DATASET CONTENT:
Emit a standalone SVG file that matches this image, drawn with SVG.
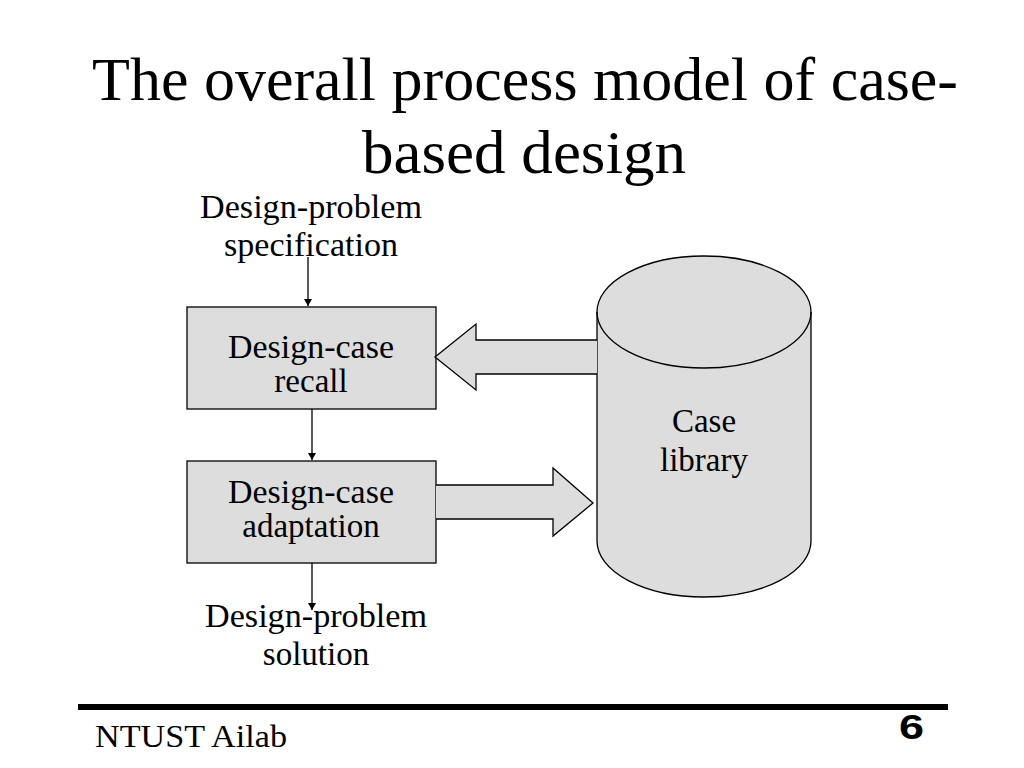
<svg xmlns="http://www.w3.org/2000/svg" width="1024" height="768" viewBox="0 0 1024 768">
<defs>
<style>
.t{font-family:"Liberation Serif","Times New Roman",serif;fill:#000}
.lbl{font-size:33px;text-anchor:middle}
.shape{fill:#ddd;stroke:#000;stroke-width:1.3}
.ln{stroke:#000;stroke-width:1.3;fill:none}
</style>
<marker id="ah" markerWidth="8" markerHeight="10" refX="7" refY="5" orient="auto" markerUnits="userSpaceOnUse">
<path d="M0,1 L7,5 L0,9 Z" fill="#000"/>
</marker>
</defs>
<rect width="1024" height="768" fill="#fff"/>
<g id="title">
<text class="t" x="92" y="100" font-size="61" textLength="866" lengthAdjust="spacingAndGlyphs">The overall process model of case-</text>
<text class="t" x="362" y="173" font-size="61" textLength="324" lengthAdjust="spacingAndGlyphs">based design</text>
</g>
<g id="spec">
<text class="t lbl" x="311" y="218" textLength="222" lengthAdjust="spacingAndGlyphs">Design-problem</text>
<text class="t lbl" x="311" y="256" textLength="174" lengthAdjust="spacingAndGlyphs">specification</text>
</g>
<g id="recall">
<rect class="shape" x="187" y="307" width="249" height="102"/>
<text class="t lbl" x="311" y="358" textLength="166" lengthAdjust="spacingAndGlyphs">Design-case</text>
<text class="t lbl" x="311" y="392">recall</text>
</g>
<g id="adaptation">
<rect class="shape" x="187" y="461" width="249" height="102"/>
<text class="t lbl" x="311" y="503" textLength="166" lengthAdjust="spacingAndGlyphs">Design-case</text>
<text class="t lbl" x="311" y="537">adaptation</text>
</g>
<g id="solution">
<text class="t lbl" x="316" y="627" textLength="222" lengthAdjust="spacingAndGlyphs">Design-problem</text>
<text class="t lbl" x="316" y="665">solution</text>
</g>
<g id="library">
<path class="shape" d="M597,312 L597,541 A107,56 0 0 0 811,541 L811,312 A107,56 0 0 0 597,312 Z"/>
<path class="ln" d="M597,312 A107,56 0 0 0 811,312"/>
<text class="t lbl" x="704" y="432">Case</text>
<text class="t lbl" x="704" y="471">library</text>
</g>
<g id="connectors">
<line class="ln" x1="308" y1="257" x2="308" y2="306" marker-end="url(#ah)"/>
<line class="ln" x1="312" y1="409" x2="312" y2="460" marker-end="url(#ah)"/>
<line class="ln" x1="312" y1="563" x2="312" y2="610" marker-end="url(#ah)"/>
<path class="shape" d="M597,340 L476,340 L476,324 L435,357 L476,390 L476,374 L597,374"/>
<path class="shape" d="M436,485 L553,485 L553,468 L593,503 L553,536 L553,519 L436,519"/>
</g>
<g id="footer">
<rect x="78" y="704" width="870" height="6" fill="#000"/>
<text class="t" x="95" y="747" font-size="32" textLength="192" lengthAdjust="spacingAndGlyphs">NTUST Ailab</text>
<text x="899" y="739" font-family="Liberation Sans,Arial,sans-serif" font-weight="bold" font-size="35" textLength="25" lengthAdjust="spacingAndGlyphs">6</text>
</g>
</svg>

WHAT YOU ARE ASKED TO DO:
Give the material again exactly as it is, but keep the pictures out.

RESPONSE TO THE EXERCISE:
Emit a standalone SVG file that matches this image, drawn with SVG.
<svg xmlns="http://www.w3.org/2000/svg" width="1024" height="768" viewBox="0 0 1024 768">
<defs>
<style>
.t{font-family:"Liberation Serif","Times New Roman",serif;fill:#000}
.lbl{font-size:33px;text-anchor:middle}
.shape{fill:#ddd;stroke:#000;stroke-width:1.3}
.ln{stroke:#000;stroke-width:1.3;fill:none}
</style>
<marker id="ah" markerWidth="8" markerHeight="10" refX="7" refY="5" orient="auto" markerUnits="userSpaceOnUse">
<path d="M0,1 L7,5 L0,9 Z" fill="#000"/>
</marker>
</defs>
<rect width="1024" height="768" fill="#fff"/>
<g id="title">
<text class="t" x="92" y="100" font-size="61" textLength="866" lengthAdjust="spacingAndGlyphs">The overall process model of case-</text>
<text class="t" x="362" y="173" font-size="61" textLength="324" lengthAdjust="spacingAndGlyphs">based design</text>
</g>
<g id="spec">
<text class="t lbl" x="311" y="218" textLength="222" lengthAdjust="spacingAndGlyphs">Design-problem</text>
<text class="t lbl" x="311" y="256" textLength="174" lengthAdjust="spacingAndGlyphs">specification</text>
</g>
<g id="recall">
<rect class="shape" x="187" y="307" width="249" height="102"/>
<text class="t lbl" x="311" y="358" textLength="166" lengthAdjust="spacingAndGlyphs">Design-case</text>
<text class="t lbl" x="311" y="392">recall</text>
</g>
<g id="adaptation">
<rect class="shape" x="187" y="461" width="249" height="102"/>
<text class="t lbl" x="311" y="503" textLength="166" lengthAdjust="spacingAndGlyphs">Design-case</text>
<text class="t lbl" x="311" y="537">adaptation</text>
</g>
<g id="solution">
<text class="t lbl" x="316" y="627" textLength="222" lengthAdjust="spacingAndGlyphs">Design-problem</text>
<text class="t lbl" x="316" y="665">solution</text>
</g>
<g id="library">
<path class="shape" d="M597,312 L597,541 A107,56 0 0 0 811,541 L811,312 A107,56 0 0 0 597,312 Z"/>
<path class="ln" d="M597,312 A107,56 0 0 0 811,312"/>
<text class="t lbl" x="704" y="432">Case</text>
<text class="t lbl" x="704" y="471">library</text>
</g>
<g id="connectors">
<line class="ln" x1="308" y1="257" x2="308" y2="306" marker-end="url(#ah)"/>
<line class="ln" x1="312" y1="409" x2="312" y2="460" marker-end="url(#ah)"/>
<line class="ln" x1="312" y1="563" x2="312" y2="610" marker-end="url(#ah)"/>
<path class="shape" d="M597,340 L476,340 L476,324 L435,357 L476,390 L476,374 L597,374"/>
<path class="shape" d="M436,485 L553,485 L553,468 L593,503 L553,536 L553,519 L436,519"/>
</g>
<g id="footer">
<rect x="78" y="704" width="870" height="6" fill="#000"/>
<text class="t" x="95" y="747" font-size="32" textLength="192" lengthAdjust="spacingAndGlyphs">NTUST Ailab</text>
<text x="899" y="739" font-family="Liberation Sans,Arial,sans-serif" font-weight="bold" font-size="35" textLength="25" lengthAdjust="spacingAndGlyphs">6</text>
</g>
</svg>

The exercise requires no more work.